Juju High Availability

As of version 1.20, Juju supports high availability for its state server.

High Availability in general terms means that a Juju environment has 3 or more (up to 7) redundant state servers. One of these is the master with automatic failover occurring should something happen to the master.

This section describes how Juju's high availability features works.

MongoDB

Juju's High Availability (HA) mode is tightly integrated and dependent on MongoDB. Juju stores all its data about the environment in a MongoDB database. MongoDB has an HA implementation that connects multiple MongoDB databases in a cluster called a replicaset. The replicaset has a 1:1 relation to Juju state servers, and the master of the replicaset is the master of the Juju state servers.

Ensure Availability

Juju's HA mode is turned on using the juju ensure-availability command. By default this sets the desired number of state machines in the environment to 3. There is an optional -n parameter which can be used to set this number higher.

As stated above, there is a 1:1 relationship between the number of state machines and the number of MongoDB instances. This means that the number of state machines must be an odd number to prevent ties during voting for master, and the number of state servers cannot exceed 7, due to MongoDB limits. In practice, this means the possibilities are 3, 5 or 7 state machines.

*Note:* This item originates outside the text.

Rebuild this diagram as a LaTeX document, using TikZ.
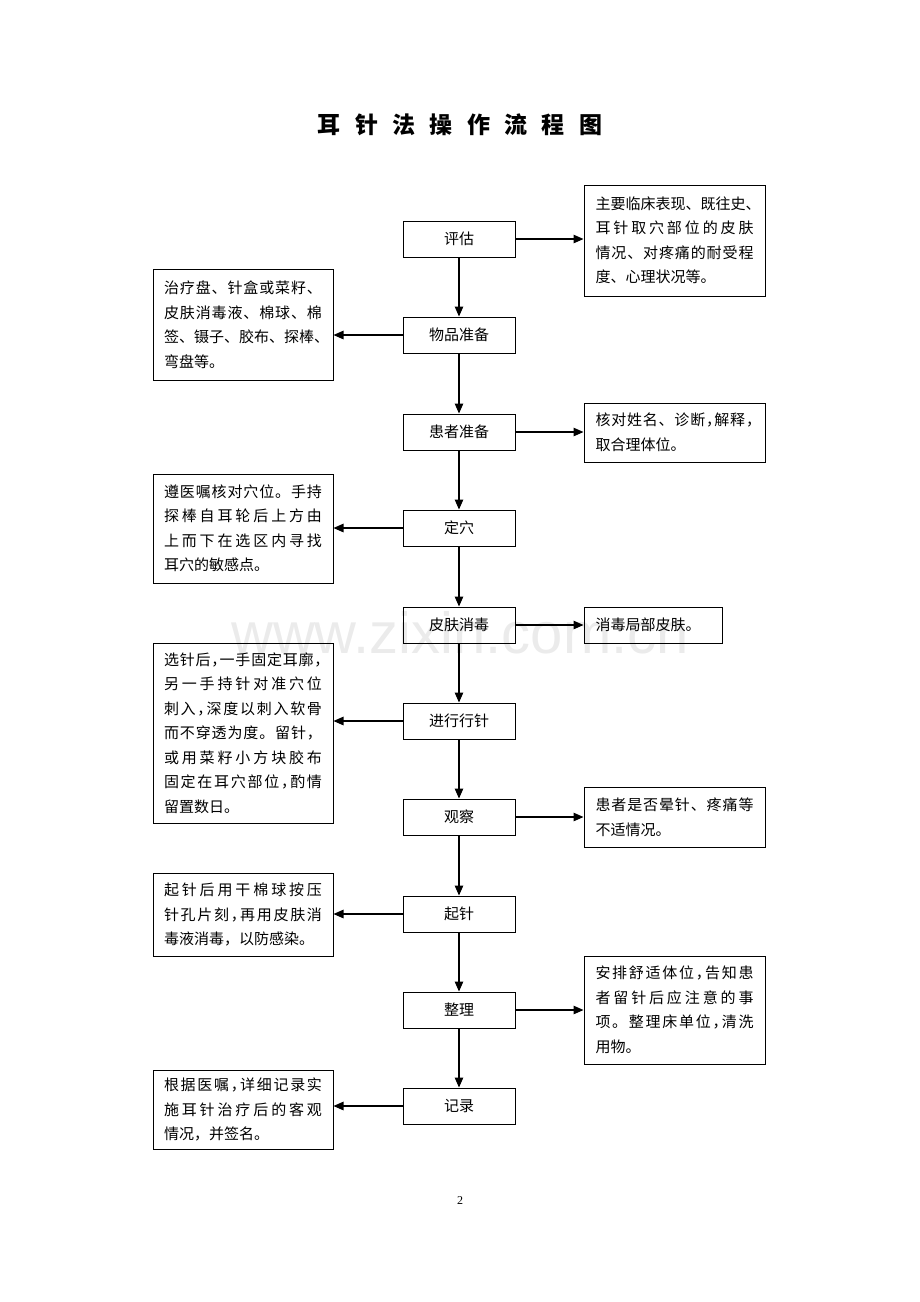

Currently the number of state machines can be increased using the -n flag on juju ensure-availability, but not decreased. The only way to decrease the number of machines is to create a backup of your environment and then restore the backup to a new environment, which starts with a single state server.

Whenever you run ensure-availability, the command will report the changes that it made to the system's desired model, which will shortly be reflected in reality.

When State Servers Fail

Juju does not automatically re-spawn state machines if one or more fail. However, if an environment is already in HA mode, you can recover from state machine failure by manually re-running juju ensure-availability. This can be done as long as more than half the original number of machines are still running.

The process to recovering when state servers have failed is:

  • Run juju ensure-availability. New state servers will be created to replace the dead ones.
  • After some time the new state servers will be ready and the dead state servers will be removed from Juju's set of high availability state servers. This will take on the order of 30 seconds to 20 minutes depending on variables like the load on the machines and the amount of Juju configuration data to replicate. In the output from juju status the new state servers will have a state-server-member-status value of has-vote and the dead state servers will have no-vote. At this point, the state servers in the environment are fully-redundant again.
  • To have Juju not treat the dead state server machines as state servers any more, run juju ensure-availability again. The state-server-member-status attribute will disappear from these machines in the juju status output.
  • The dead state server hosts can now be completely removed from Juju's configuration by using juju remove-machine.

If fewer than half of the original state servers are still running, you cannot recover by using the ensure-availability command because the MongoDB replicaset does not have a quorum with which to elect a new master. In this case, you must restore from a previous backup.